§ **PROBLEM TO WORK ON**:
Copy exactly the lines from the start of the material through the line with "5.444, 5.558, 5.671, 5.785, 5.899, 6.012]". Pictures stay out of the copy.

* begin *

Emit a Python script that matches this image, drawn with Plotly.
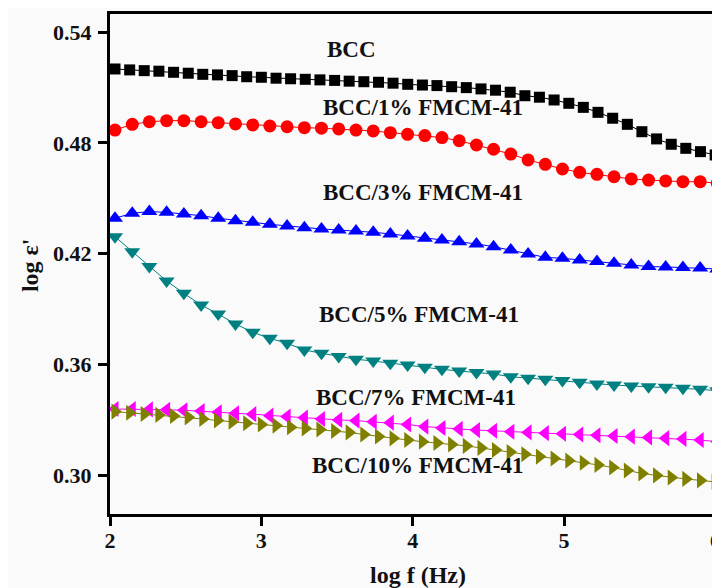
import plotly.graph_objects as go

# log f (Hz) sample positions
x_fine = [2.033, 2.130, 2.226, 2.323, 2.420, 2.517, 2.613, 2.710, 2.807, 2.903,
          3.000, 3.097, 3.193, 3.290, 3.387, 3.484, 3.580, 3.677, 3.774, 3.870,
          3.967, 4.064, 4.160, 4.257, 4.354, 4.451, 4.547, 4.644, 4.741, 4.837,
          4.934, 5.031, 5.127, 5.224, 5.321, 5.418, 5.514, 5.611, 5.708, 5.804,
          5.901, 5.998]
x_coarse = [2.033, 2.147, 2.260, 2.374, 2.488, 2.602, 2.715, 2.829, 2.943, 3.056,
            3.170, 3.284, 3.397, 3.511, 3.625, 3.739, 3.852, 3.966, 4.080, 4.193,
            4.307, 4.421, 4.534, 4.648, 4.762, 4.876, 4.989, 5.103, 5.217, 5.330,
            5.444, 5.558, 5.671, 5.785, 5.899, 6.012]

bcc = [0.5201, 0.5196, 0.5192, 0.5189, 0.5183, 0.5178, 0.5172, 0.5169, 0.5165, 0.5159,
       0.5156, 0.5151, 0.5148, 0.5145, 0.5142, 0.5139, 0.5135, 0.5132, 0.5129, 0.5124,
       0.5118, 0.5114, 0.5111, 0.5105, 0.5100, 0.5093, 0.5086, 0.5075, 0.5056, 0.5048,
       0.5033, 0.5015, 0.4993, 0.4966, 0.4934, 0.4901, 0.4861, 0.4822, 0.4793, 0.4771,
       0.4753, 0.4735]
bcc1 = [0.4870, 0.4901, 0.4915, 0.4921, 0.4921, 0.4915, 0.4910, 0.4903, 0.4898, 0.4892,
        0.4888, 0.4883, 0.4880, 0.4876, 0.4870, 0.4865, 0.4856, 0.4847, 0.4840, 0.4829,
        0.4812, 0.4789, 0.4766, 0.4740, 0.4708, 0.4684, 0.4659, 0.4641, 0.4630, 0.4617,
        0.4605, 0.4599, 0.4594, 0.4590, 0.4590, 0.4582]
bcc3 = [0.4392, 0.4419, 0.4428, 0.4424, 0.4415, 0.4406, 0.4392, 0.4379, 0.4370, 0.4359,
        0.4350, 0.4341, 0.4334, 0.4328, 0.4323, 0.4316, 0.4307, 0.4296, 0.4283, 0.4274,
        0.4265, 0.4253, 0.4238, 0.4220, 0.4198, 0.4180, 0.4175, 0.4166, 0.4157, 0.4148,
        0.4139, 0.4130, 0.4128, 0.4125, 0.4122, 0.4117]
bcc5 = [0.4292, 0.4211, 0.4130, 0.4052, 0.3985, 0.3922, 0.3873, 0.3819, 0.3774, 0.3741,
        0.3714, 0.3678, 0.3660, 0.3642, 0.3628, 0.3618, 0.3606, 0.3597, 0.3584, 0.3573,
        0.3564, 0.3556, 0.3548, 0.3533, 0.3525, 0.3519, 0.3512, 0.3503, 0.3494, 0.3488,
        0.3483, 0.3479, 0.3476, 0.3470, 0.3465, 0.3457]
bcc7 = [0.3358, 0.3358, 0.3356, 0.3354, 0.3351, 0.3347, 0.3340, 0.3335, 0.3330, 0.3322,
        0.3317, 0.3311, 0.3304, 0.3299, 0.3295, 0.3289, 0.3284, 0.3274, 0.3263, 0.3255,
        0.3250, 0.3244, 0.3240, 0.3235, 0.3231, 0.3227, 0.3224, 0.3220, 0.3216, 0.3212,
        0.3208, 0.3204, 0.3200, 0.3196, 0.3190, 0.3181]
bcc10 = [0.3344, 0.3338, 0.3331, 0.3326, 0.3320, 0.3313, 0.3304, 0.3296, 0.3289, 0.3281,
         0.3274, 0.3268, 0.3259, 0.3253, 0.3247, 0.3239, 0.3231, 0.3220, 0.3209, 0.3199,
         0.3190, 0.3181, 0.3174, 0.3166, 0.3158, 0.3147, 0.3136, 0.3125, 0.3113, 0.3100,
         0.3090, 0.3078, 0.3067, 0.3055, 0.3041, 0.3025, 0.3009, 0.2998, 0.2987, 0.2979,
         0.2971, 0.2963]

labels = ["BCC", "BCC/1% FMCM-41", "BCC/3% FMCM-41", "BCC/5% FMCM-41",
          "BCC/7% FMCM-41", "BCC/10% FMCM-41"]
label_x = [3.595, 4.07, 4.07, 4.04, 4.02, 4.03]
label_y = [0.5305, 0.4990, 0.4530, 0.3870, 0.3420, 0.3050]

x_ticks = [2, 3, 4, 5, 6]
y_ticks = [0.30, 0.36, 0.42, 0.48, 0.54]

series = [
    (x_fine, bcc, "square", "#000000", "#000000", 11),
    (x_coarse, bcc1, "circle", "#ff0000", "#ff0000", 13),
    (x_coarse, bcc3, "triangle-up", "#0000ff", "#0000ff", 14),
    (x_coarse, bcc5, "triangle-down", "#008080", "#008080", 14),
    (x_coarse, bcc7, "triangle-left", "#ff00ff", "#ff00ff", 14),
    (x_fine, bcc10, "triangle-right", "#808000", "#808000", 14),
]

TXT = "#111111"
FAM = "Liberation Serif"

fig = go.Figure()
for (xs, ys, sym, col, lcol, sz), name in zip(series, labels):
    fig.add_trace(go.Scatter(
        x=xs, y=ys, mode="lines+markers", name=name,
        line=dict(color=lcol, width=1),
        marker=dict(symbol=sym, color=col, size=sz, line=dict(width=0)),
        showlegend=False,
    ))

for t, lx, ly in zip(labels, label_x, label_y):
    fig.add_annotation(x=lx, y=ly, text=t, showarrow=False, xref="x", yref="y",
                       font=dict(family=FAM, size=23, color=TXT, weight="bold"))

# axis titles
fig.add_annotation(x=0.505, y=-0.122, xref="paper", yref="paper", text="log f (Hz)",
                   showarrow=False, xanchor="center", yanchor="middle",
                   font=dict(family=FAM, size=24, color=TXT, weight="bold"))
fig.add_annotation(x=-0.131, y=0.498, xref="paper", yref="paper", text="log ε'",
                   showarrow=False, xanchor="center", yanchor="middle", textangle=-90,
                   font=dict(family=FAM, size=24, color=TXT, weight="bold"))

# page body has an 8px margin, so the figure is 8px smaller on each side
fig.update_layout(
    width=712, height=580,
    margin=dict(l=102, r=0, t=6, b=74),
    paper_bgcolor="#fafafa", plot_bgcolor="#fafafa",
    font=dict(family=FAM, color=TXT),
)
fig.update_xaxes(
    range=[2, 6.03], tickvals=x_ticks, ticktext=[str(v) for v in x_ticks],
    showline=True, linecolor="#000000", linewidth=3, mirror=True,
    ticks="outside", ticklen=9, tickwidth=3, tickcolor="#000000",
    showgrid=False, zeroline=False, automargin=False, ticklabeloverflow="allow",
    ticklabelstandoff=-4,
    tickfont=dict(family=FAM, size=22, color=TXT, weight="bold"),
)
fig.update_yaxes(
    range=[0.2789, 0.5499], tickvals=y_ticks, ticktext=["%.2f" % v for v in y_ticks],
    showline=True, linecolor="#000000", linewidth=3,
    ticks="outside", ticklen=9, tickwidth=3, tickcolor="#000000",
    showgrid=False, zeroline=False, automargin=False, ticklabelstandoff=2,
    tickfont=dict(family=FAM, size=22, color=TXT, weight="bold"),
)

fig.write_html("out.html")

* end *

§ **OUTPUT BELOW**:
Emit a Python script that matches this image, drawn with Plotly.
import plotly.graph_objects as go

# log f (Hz) sample positions
x_fine = [2.033, 2.130, 2.226, 2.323, 2.420, 2.517, 2.613, 2.710, 2.807, 2.903,
          3.000, 3.097, 3.193, 3.290, 3.387, 3.484, 3.580, 3.677, 3.774, 3.870,
          3.967, 4.064, 4.160, 4.257, 4.354, 4.451, 4.547, 4.644, 4.741, 4.837,
          4.934, 5.031, 5.127, 5.224, 5.321, 5.418, 5.514, 5.611, 5.708, 5.804,
          5.901, 5.998]
x_coarse = [2.033, 2.147, 2.260, 2.374, 2.488, 2.602, 2.715, 2.829, 2.943, 3.056,
            3.170, 3.284, 3.397, 3.511, 3.625, 3.739, 3.852, 3.966, 4.080, 4.193,
            4.307, 4.421, 4.534, 4.648, 4.762, 4.876, 4.989, 5.103, 5.217, 5.330,
            5.444, 5.558, 5.671, 5.785, 5.899, 6.012]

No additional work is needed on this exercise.